Sure, you’ve heard “as long as you have the right gear, you can ride in any weather”. While we subscribe to that philosophy, our over-arching value is SAFETY. We believe you cannot have fun, unless you are staying safe.

It was put to the test one day in the Italian Dolomites as we had a lovely, cool climb up the Passo Mendola. Past apple orchards and through verdant pine forests, we rode along under a pleasant cloud cover remaining from the previous day’s rain. We summited the pass admiring the copper pots adorning the albergos and the classic cars rallying for an event.

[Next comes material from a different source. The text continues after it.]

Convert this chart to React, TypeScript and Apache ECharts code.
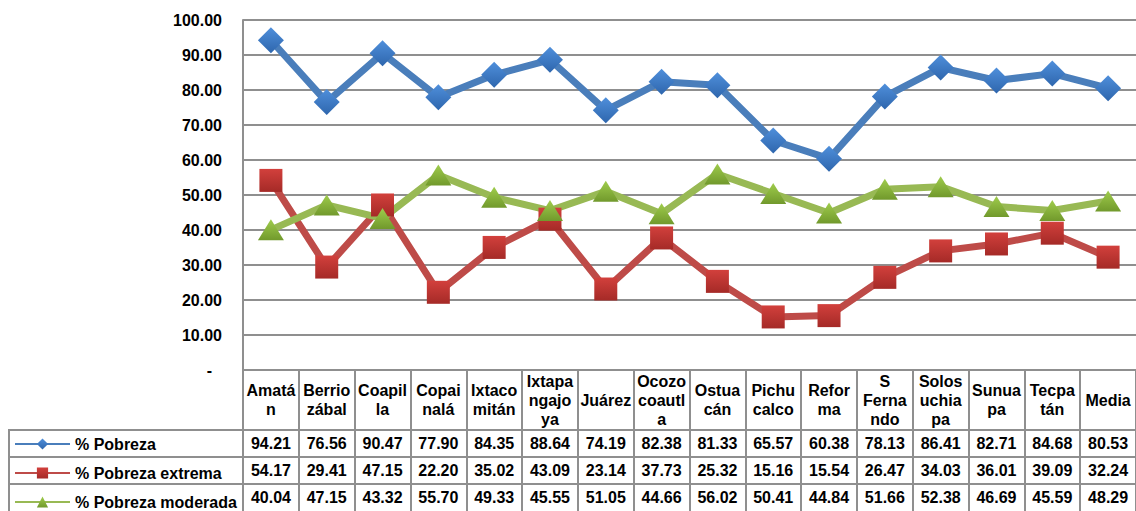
import React, { useEffect, useRef } from "react";
import * as echarts from "echarts";

const categories = [
  "Amatá\nn", "Berrio\nzábal", "Coapil\nla", "Copai\nnalá", "Ixtaco\nmitán",
  "Ixtapa\nngajo\nya", "Juárez", "Ocozo\ncoautl\na", "Ostua\ncán", "Pichu\ncalco",
  "Refor\nma", "S\nFerna\nndo", "Solos\nuchia\npa", "Sunua\npa", "Tecpa\ntán", "Media",
];
const pobreza = [94.21, 76.56, 90.47, 77.9, 84.35, 88.64, 74.19, 82.38, 81.33, 65.57, 60.38, 78.13, 86.41, 82.71, 84.68, 80.53];
const extrema = [54.17, 29.41, 47.15, 22.2, 35.02, 43.09, 23.14, 37.73, 25.32, 15.16, 15.54, 26.47, 34.03, 36.01, 39.09, 32.24];
const moderada = [40.04, 47.15, 43.32, 55.7, 49.33, 45.55, 51.05, 44.66, 56.02, 50.41, 44.84, 51.66, 52.38, 46.69, 45.59, 48.29];
const seriesNames = ["% Pobreza", "% Pobreza extrema", "% Pobreza moderada"];
const yTicks = { min: 0, max: 100, interval: 10 };

const FONT = "Liberation Sans, Arial, sans-serif";
const GRID_LINE = "#8f8f8f";

function grad(top: string, bottom: string) {
  return new echarts.graphic.LinearGradient(0, 0, 0, 1, [
    { offset: 0, color: top },
    { offset: 1, color: bottom },
  ]);
}

export default function App() {
  const ref = useRef<HTMLDivElement>(null);
  useEffect(() => {
    if (!ref.current) return;
    const chart = echarts.init(ref.current, undefined, { renderer: "svg" });
    const allSeries = [pobreza, extrema, moderada];
    const rowAxis = (idx: number, margin: number) => ({
      type: "category" as const,
      data: categories,
      position: "bottom" as const,
      gridIndex: 0,
      boundaryGap: true,
      axisLine: { show: false },
      axisTick: { show: false },
      splitLine: { show: false },
      axisLabel: {
        interval: 0,
        margin,
        verticalAlign: "middle" as const,
        fontFamily: FONT,
        fontWeight: "bold" as const,
        fontSize: 16,
        color: "#000",
        formatter: (_v: string, i: number) => allSeries[idx][i].toFixed(2),
      },
    });
    chart.setOption({
      animation: false,
      backgroundColor: "#fff",
      grid: { left: 243, right: -3, top: 20, bottom: 141, containLabel: false },
      legend: {
        orient: "vertical",
        left: 14,
        top: 436,
        padding: 0,
        itemWidth: 55,
        itemHeight: 14,
        itemGap: 13,
        textStyle: { fontFamily: FONT, fontWeight: "bold", fontSize: 16, color: "#000" },
        data: seriesNames,
      },
      xAxis: [
        {
          type: "category",
          data: categories,
          boundaryGap: true,
          axisLine: { show: true, lineStyle: { color: GRID_LINE, width: 2 } },
          axisTick: {
            show: true,
            interval: 0,
            length: 141,
            lineStyle: { color: GRID_LINE, width: 2 },
          },
          axisLabel: {
            interval: 0,
            margin: 30,
            verticalAlign: "middle",
            fontFamily: FONT,
            fontWeight: "bold",
            fontSize: 16,
            lineHeight: 19,
            color: "#000",
          },
        },
        rowAxis(0, 73),
        rowAxis(1, 100),
        rowAxis(2, 127),
      ],
      yAxis: {
        type: "value",
        min: yTicks.min,
        max: yTicks.max,
        interval: yTicks.interval,
        axisLine: { show: true, lineStyle: { color: GRID_LINE, width: 2 } },
        axisTick: { show: false },
        splitLine: { show: true, lineStyle: { color: GRID_LINE, width: 2 } },
        axisLabel: {
          margin: 21,
          fontFamily: FONT,
          fontWeight: "bold",
          fontSize: 16,
          color: "#000",
          formatter: (v: number) => (v === 0 ? "{d|-}" : v.toFixed(2)),
          rich: { d: { fontFamily: FONT, fontWeight: "bold", fontSize: 16, color: "#000", padding: [0, 10, 0, 0] } },
        },
      },
      graphic: [
        ...[430, 457, 484].map((y) => ({
          type: "line",
          shape: { x1: 8, y1: y, x2: 1136, y2: y },
          style: { stroke: GRID_LINE, lineWidth: 2 },
          z: 10,
        })),
        {
          type: "line",
          shape: { x1: 9, y1: 430, x2: 9, y2: 511 },
          style: { stroke: GRID_LINE, lineWidth: 2 },
          z: 10,
        },
      ],
      series: [
        {
          name: seriesNames[0],
          type: "line",
          data: pobreza,
          symbol: "diamond",
          symbolSize: 26,
          lineStyle: { color: "#4a7ebb", width: 7 },
          itemStyle: { color: grad("#4f8fdb", "#2e66ad") },
          z: 3,
        },
        {
          name: seriesNames[1],
          type: "line",
          data: extrema,
          symbol: "rect",
          symbolSize: 23,
          lineStyle: { color: "#be4b48", width: 7 },
          itemStyle: { color: grad("#d2403c", "#a52a27") },
          z: 2,
        },
        {
          name: seriesNames[2],
          type: "line",
          data: moderada,
          symbol: "triangle",
          symbolSize: [26, 21],
          lineStyle: { color: "#98b954", width: 7 },
          itemStyle: { color: grad("#9fcc4c", "#71992c") },
          z: 2,
        },
      ],
    });
    return () => chart.dispose();
  }, []);
  return <div ref={ref} style={{ width: 1136, height: 511, position: "absolute", left: 0, top: 0 }} />;
}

Then we began our descent on the windy, twisty road. Within a 1/4 mile we entered a cloud bank. The tarmac was still damp, the air humid and heavy. Our bicycle lights were totally ineffective to cut through the thick fog. Five feet in front of me I could barely discern my riding buddy, much less the road surface speeding at me as we careened down toward Bolzano.

Our small peloton of 4 slowed to a crawl in order to steer through surface obstacles, we took breaks and communicated verbally and loudly. We heard car brakes screech as they approached hair-pin turns, or US, from behind on the narrow lane – their headlights barely giving the drivers any warning of cyclists mere inches from steep slopes or their bumpers.

After several miles “in the cloud” we gratefully, and safely, descended safely into town. We remain grateful for the lessons that Dolomite descent taught us about European alpine weather. Our reward in 2013 when confronted by thick stratus on Col de Madeleine? We stayed out of the clouds and rode safely on the next day!